The heart-factor makes a huge difference when it comes to longevity. We want our students to stay in the profession. And it’s a profession with a tremendous amount of variety! In our program, we emphasize how many different things you can do as a nurse. I always say ‘you should never get bored being a nurse!’ There are way too many options for boredom. But all the variety in the world isn’t enough to make someone love the field who truly doesn’t.

There are a lot of compelling reasons to go into the profession of nursing: demand, compensation, flexible work schedules, accessible training, active work, interesting specialties… however, I think it’s so important we consider the kind of people that are going into the healthcare areas. These reasons alone aren’t the best reasons to go into any of the caring / helping professions, but certainly not nursing. You don’t want the nurse taking care of you to be the one who’s just there for the paycheck.”


On Nursing at The Christian Polytechnic University

Quiett admits the basic foundation of a successful nursing program relies upon fulfilling requirements. There are certain rules and regulations that must be adhered to. Curriculum must follow the guidelines required by the Texas Board of Nursing or other accrediting bodies. She affirms that we do them well. But, again, that’s not enough.
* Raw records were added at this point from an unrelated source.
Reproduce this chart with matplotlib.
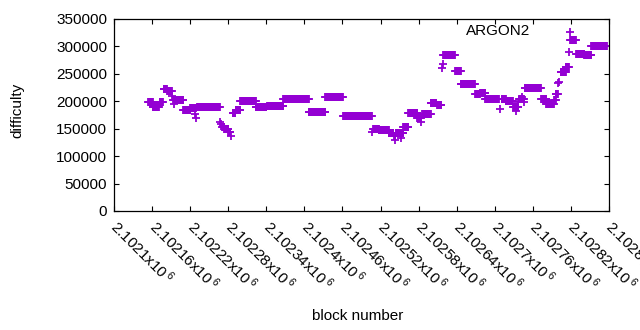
import numpy as np
import matplotlib
matplotlib.use("Agg")
import matplotlib.pyplot as plt

plt.rcParams["font.family"] = ["Liberation Sans", "DejaVu Sans"]

# ---- data -------------------------------------------------------------------
# difficulty stays constant over runs of blocks: (first block, last block, value)
RUN_START = [2102154, 2102161, 2102172, 2102178, 2102184, 2102193, 2102209,
             2102220, 2102231, 2102270, 2102274, 2102280, 2102287, 2102292,
             2102299, 2102323, 2102341, 2102367, 2102407, 2102433, 2102461,
             2102508, 2102517, 2102533, 2102541, 2102544, 2102556, 2102564,
             2102578, 2102586, 2102599, 2102609, 2102619, 2102638, 2102646,
             2102669, 2102677, 2102685, 2102711, 2102717, 2102729, 2102738,
             2102747, 2102773, 2102781, 2102794, 2102796, 2102804, 2102812,
             2102819, 2102828, 2102841, 2102852]
RUN_END = [2102161, 2102171, 2102177, 2102183, 2102191, 2102209, 2102220,
           2102229, 2102267, 2102274, 2102280, 2102283, 2102291, 2102299,
           2102323, 2102340, 2102367, 2102407, 2102433, 2102461, 2102506,
           2102517, 2102533, 2102540, 2102543, 2102556, 2102564, 2102578,
           2102583, 2102599, 2102608, 2102616, 2102637, 2102646, 2102669,
           2102676, 2102685, 2102706, 2102717, 2102728, 2102737, 2102746,
           2102773, 2102781, 2102793, 2102796, 2102799, 2102812, 2102817,
           2102828, 2102841, 2102852, 2102877]
RUN_DIFF = [198200, 189000, 198200, 222000, 218700, 201800, 183600,
            187200, 189000, 153100, 148600, 144000, 178100, 183600,
            200000, 188700, 192000, 203600, 179900, 207300, 173700,
            149300, 147700, 141600, 136700, 141600, 152600, 178100,
            169000, 176300, 196300, 194100, 283800, 254700, 231500,
            212700, 214600, 203600, 203300, 201100, 189000, 203600,
            224800, 203600, 195100, 202300, 213300, 252800, 262000,
            312300, 286700, 284400, 301300]

# isolated blocks that stand apart from the runs
SINGLE_BLOCK = [2102192, 2102195, 2102228, 2102229, 2102267, 2102268,
                2102285, 2102507, 2102543, 2102552, 2102584, 2102617,
                2102618, 2102708, 2102733, 2102737, 2102743, 2102746,
                2102800, 2102801, 2102817, 2102818]
SINGLE_DIFF = [209600, 194500, 176300, 170100, 162800, 157700,
               137600, 144600, 130300, 132500, 162800, 261200,
               267400, 185400, 182800, 198200, 207300, 199200,
               232800, 235700, 289300, 325800]

X_TICKS = np.arange(2102100, 2102881, 60)
Y_TICKS = np.arange(0, 350001, 50000)
COLOR = "#9400d3"

# expand runs to one point per block
blocks, diffs = [], []
for s, e, d in zip(RUN_START, RUN_END, RUN_DIFF):
    for b in range(s, e + 1):
        blocks.append(b)
        diffs.append(d)
blocks += SINGLE_BLOCK
diffs += SINGLE_DIFF

fig = plt.figure(figsize=(6.4, 3.3), dpi=100)
ax = fig.add_axes([114 / 640, 1 - 211 / 330, 495 / 640, 192 / 330])

ax.plot(blocks, diffs, linestyle="none", marker="+", color=COLOR,
        markersize=6.2, markeredgewidth=1.3)

ax.set_xlim(X_TICKS[0], X_TICKS[-1])
ax.set_ylim(0, 350000)
ax.set_xticks(X_TICKS)
# gnuplot-style "x10^6" labels
ax.set_xticklabels([f"{t / 1e6:g}x" + r"$\mathregular{10\,^{6}}$" for t in X_TICKS],
                   rotation=-45, ha="left", va="center", rotation_mode="anchor")
ax.set_yticks(Y_TICKS)
ax.set_yticklabels([str(v) for v in Y_TICKS])
ax.tick_params(direction="in", length=3.5, width=0.8, top=True, right=True,
               labelsize=11, colors="black")
ax.tick_params(axis="y", pad=5)
ax.tick_params(axis="x", pad=9)
for sp in ax.spines.values():
    sp.set_linewidth(0.9)

ax.text(0.775, 0.935, "ARGON2", transform=ax.transAxes, ha="center",
        va="center", fontsize=11)
fig.text(17 / 640, 1 - 110 / 330, "difficulty", rotation=90, ha="center",
         va="center", fontsize=11)
fig.text(358 / 640, 1 - 316 / 330, "block number", ha="center",
         va="center", fontsize=11)

fig.savefig("out.png", dpi=100)
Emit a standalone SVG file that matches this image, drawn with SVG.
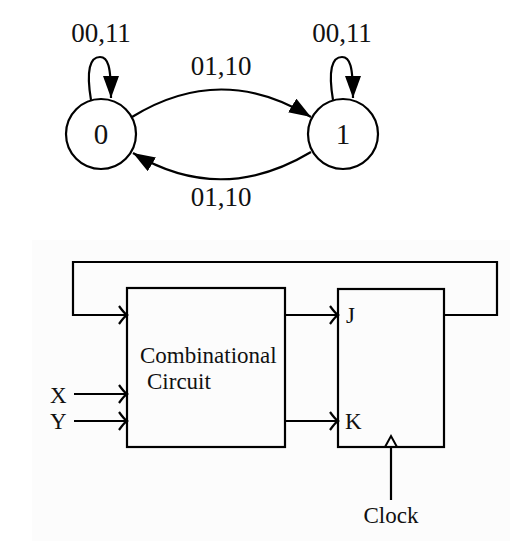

“There are a few touches that LeTourneau allows us to give that make our program significantly different from what students might experience someplace else. One of those things is that if you come here as a freshman, you’re a nursing student. Even though we have a thing called ‘pre-nursing’ and a thing called ‘nursing’, we take care of all of those students. We don’t just push the freshman aside and say ‘when you get here [to that upper-level rite of passage from pre-nursing to -nursing], we will take care of you.’ We like those early students to come on in. From their freshman year, all the way through, they have a nursing faculty advisor. They’re in our building. We welcome them to come to our labs and welcome them into our nursing student organizations.

Another is that we’ve had great success. God has truly blessed our program. I can tell you every year but one, we’ve had a 100% NCLEX pass rate. The one exception was the year of COVID, when one student passed the second time she took it. That number is tremendous. And the reason we have such a good pass rate is because our faculty put the effort into that. They hold the expectation high.

I’ve always said, ‘you can set the expectation low, and a lot of students will meet it; or, you can set the expectation high, and a lot of students will meet it.’ Because they want to. They want to get there. But you must have faculty who are on board with that, and you must hold them to it. This makes the success, the accomplishment, all the richer. It’s an inside job, to foster excellence, but one clearly seen from the outside.

We have healthcare facility managers and nurse managers and supervisors who call us and specifically request to hire our students. They often want to hire our students before they even start clinical! But certainly, once they’ve seen them in clinical, they do. And I love that. I love that our healthcare institutions want our students. Why? Because patients do. And as believers, we’re held to a higher standard of care.”

Dr. Kimberly Quiett, Dean of Nursing, earned her DNS from Louisiana State University, an MSN from the University of South Alabama, and both a BSN and ADN from Samford University. She is certified as a Registered Nurse, as well as an Advanced Oncology Clinical Nurse Specialist and Clinical Nurse Specialist. She arrived at LETU in 2013, after an already extensive background in nursing education and clinical training, receiving the charge to build the LETU School of Nursing. She serves as our founding dean and considers it her ‘baby.’ She has two human daughters in college and is married to Dr. Jeffrey Quiett, who serves at LETU as a Professor of Psychology & Counseling and Director of the Counseling Center.